BAL SAGOTH - "Atlantis Ascendant"
(Nuclear Blast/Audioglobe)

65/100

TRACKLIST: The Epsilon Exordium / Atlantis Ascendant / Draconis Albionensis / Star-Maps of the Ancient Cosmographies / The Ghosts of Angkor-Wat / The Splendour of a Thousand Swords Gleaming Beneath the Blazon of the Hyperborean Empire (part III) / The Dreamer in the Catacombs of Ur / In Search of the Lost Cities of Antarctica / The Chronicle of Shadows / Six Keys to the Onyx Pyramid

Continua la frenetica produzione di album per i britannici Bal-Sagoth, che con questo “Atlantis Ascendant” giungono al quinto full-length in sei anni. Per chi già ascolta tale band non si prospettano grandi sorprese stilistiche, anzi forse questa è la prima volta nella loro discografia in cui un album è praticamente identico al precedente (ovvero “The Power Cosmic”) tanto dal punto di vista musicale quanto da quello lirico-concettuale (infatti troviamo di nuovo gli stessi temi fantascientifici di due anni fa)... ne va da sè che se avete apprezzato il precedente disco, lo stesso varrà per questo “Atlantis Ascendant”. Per chi invece non conoscesse i Bal-Sagoth, si può dire che la band nasce come act black metal ma già dall’esordio presenta delle forti commistioni con tematiche fantasy ed epic metal (tutti i loro album sono dei concept che parlano di eroiche battaglie) oltre ad un ampio uso delle tastiere sinfoniche di matrice power metal: c’è chi li ha anche etichettati, in seguito, come “la versione estrema dei Rhapsody”, ma i Bal-Sagoth suonano da ben più tempo rispetto al gruppo di Turilli-Staropoli e comunque è un’affermazione che (seppur non errata) lascia il tempo che trova.
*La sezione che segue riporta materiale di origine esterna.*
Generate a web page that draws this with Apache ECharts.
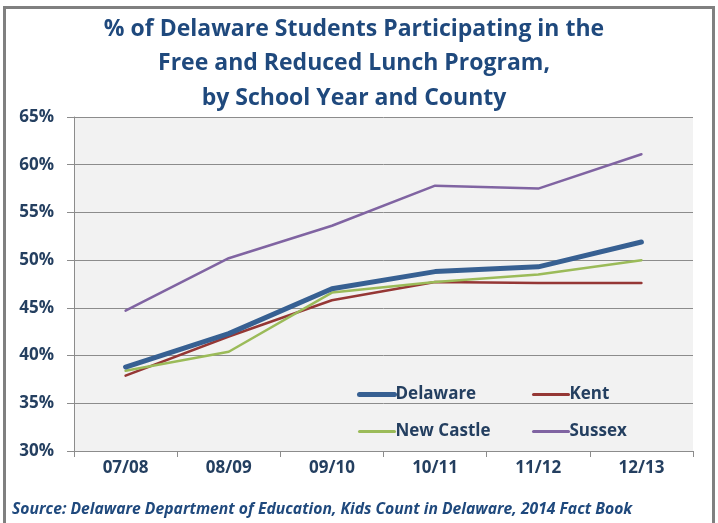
<!DOCTYPE html>
<html>
<head>
<meta charset="utf-8">
<script src="https://cdn.jsdelivr.net/npm/echarts@6/dist/echarts.min.js"></script>
<style>
  html, body { margin: 0; padding: 0; background: #ffffff; }
  #chart { width: 718px; height: 523px; }
</style>
</head>
<body>
<div id="chart"></div>
<script>
// School years on the category axis
const years = ['07/08', '08/09', '09/10', '10/11', '11/12', '12/13'];

// Share of students in the Free and Reduced Lunch Program (%)
const delaware  = [38.8, 42.3, 47.0, 48.8, 49.3, 51.9];
const kent      = [37.9, 42.0, 45.8, 47.7, 47.6, 47.6];
const newCastle = [38.4, 40.4, 46.6, 47.7, 48.5, 50.0];
const sussex    = [44.7, 50.2, 53.6, 57.8, 57.5, 61.1];

const titleLines = [
  '% of Delaware Students Participating in the',
  'Free and Reduced Lunch Program,',
  'by School Year and County'
];
const sourceNote = 'Source: Delaware Department of Education, Kids Count in Delaware, 2014 Fact Book';

const FONT = '"Open Sans", Lato, sans-serif';
const NAVY = '#243f60';

const chart = echarts.init(document.getElementById('chart'), null, { renderer: 'canvas' });

function line(name, data, color, width, z) {
  return {
    name: name,
    type: 'line',
    data: data,
    symbol: 'none',
    z: z,
    lineStyle: { color: color, width: width, cap: 'round', join: 'round' },
    itemStyle: { color: color },
    emphasis: { disabled: true }
  };
}

// Legend key: the series line only, no marker
function key(name, width) {
  return { name: name, lineStyle: { width: width, cap: 'round' } };
}

const legendBase = {
  orient: 'vertical',
  top: 381,
  itemWidth: 35,
  itemHeight: 14,
  itemGap: 20,
  itemStyle: { opacity: 0 },
  textStyle: { color: NAVY, fontFamily: FONT, fontWeight: 'bold', fontSize: 17, padding: [0, 0, 0, -4] },
  selectedMode: false
};

chart.setOption({
  animation: false,
  backgroundColor: '#ffffff',
  title: {
    text: titleLines.join('\n'),
    left: 349,
    textAlign: 'center',
    top: 7,
    textStyle: {
      color: '#1f497d',
      fontFamily: FONT,
      fontWeight: 'bold',
      fontSize: 23,
      lineHeight: 34.5
    }
  },
  grid: {
    left: 74,
    right: 25,
    top: 117,
    bottom: 72,
    show: true,
    backgroundColor: '#f2f2f2',
    borderWidth: 0
  },
  legend: [
    Object.assign({}, legendBase, { left: 352, data: [key('Delaware', 5), key('New Castle', 3)] }),
    Object.assign({}, legendBase, { left: 527, data: [key('Kent', 3), key('Sussex', 3)] })
  ],
  xAxis: {
    type: 'category',
    data: years,
    boundaryGap: true,
    axisLine: { show: true, lineStyle: { color: '#8c8c8c', width: 1 } },
    axisTick: { show: true, length: 6, inside: false, lineStyle: { color: '#8c8c8c' } },
    axisLabel: {
      color: NAVY,
      fontFamily: FONT,
      fontWeight: 'bold',
      fontSize: 17,
      margin: 9
    }
  },
  yAxis: {
    type: 'value',
    min: 30,
    max: 65,
    interval: 5,
    axisLine: { show: true, lineStyle: { color: '#8c8c8c', width: 1 } },
    axisTick: { show: true, length: 7, lineStyle: { color: '#8c8c8c' } },
    splitLine: { show: true, lineStyle: { color: '#8c8c8c', width: 1 } },
    axisLabel: {
      color: NAVY,
      fontFamily: FONT,
      fontWeight: 'bold',
      fontSize: 17,
      margin: 20,
      formatter: '{value}%'
    }
  },
  series: [
    line('Delaware', delaware, '#376092', 5, 5),
    line('Kent', kent, '#953735', 2.5, 3),
    line('New Castle', newCastle, '#9bbb59', 2.5, 4),
    line('Sussex', sussex, '#8064a2', 2.5, 2)
  ],
  graphic: [
    {
      type: 'rect',
      shape: { x: 4.5, y: 7.5, width: 709, height: 540 },
      style: { fill: 'none', stroke: '#808080', lineWidth: 3 },
      silent: true,
      z: 100
    },
    {
      type: 'text',
      left: 12,
      top: 502,
      style: {
        text: sourceNote,
        fill: '#1f497d',
        font: 'italic bold 15.7px ' + FONT
      },
      silent: true
    }
  ]
});
</script>
</body>
</html>
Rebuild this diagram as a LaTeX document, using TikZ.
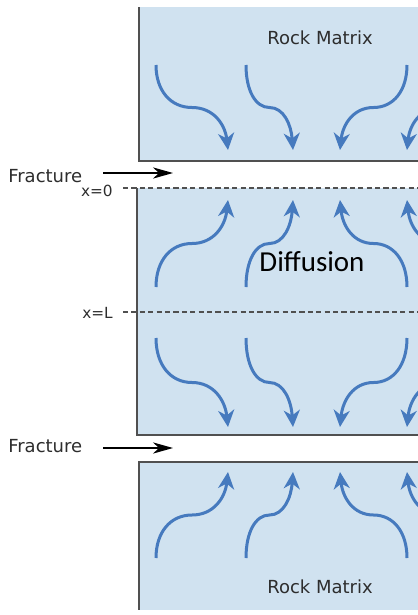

Molti li considerano pacchiani, banali ed infantili, ma sui Bal-Sagoth una cosa è certa: si tratta di una di quelle poche band capaci di mettere d’accordo diversi tipi di audience, in un panorama sempre più frammentato e per questo motivo più debole che in passato. Tornando al disco, non si riscontrano particolari difetti che ne possano compromettere il giudizio, ma va detto che non fa affatto piacere trovarsi di fronte a dieci tracce che ricalcano in tutto e per tutto (senza offrire assolutamente nulla di nuovo) le canzoni di “Power Cosmic”, il quale pur non essendo un lavoro malvagio soffriva della pesante eredità di “Starfire Burning Upon the Ice-Veiled Throne of Ultima Thule”, loro secondo e tuttora insuperato album del 1996. Per concludere, vi consiglio di partire dal suddetto album se non conoscete la musica dei Bal-Sagoth (o al massimo dal più accessibile “Battle Magic” del 1998), ma di avvicinarvi a questo “Atlantis Ascendant” solo se siete già dei fan della band: il rischio sarebbe quello di morire di noia. Con questo è tutto!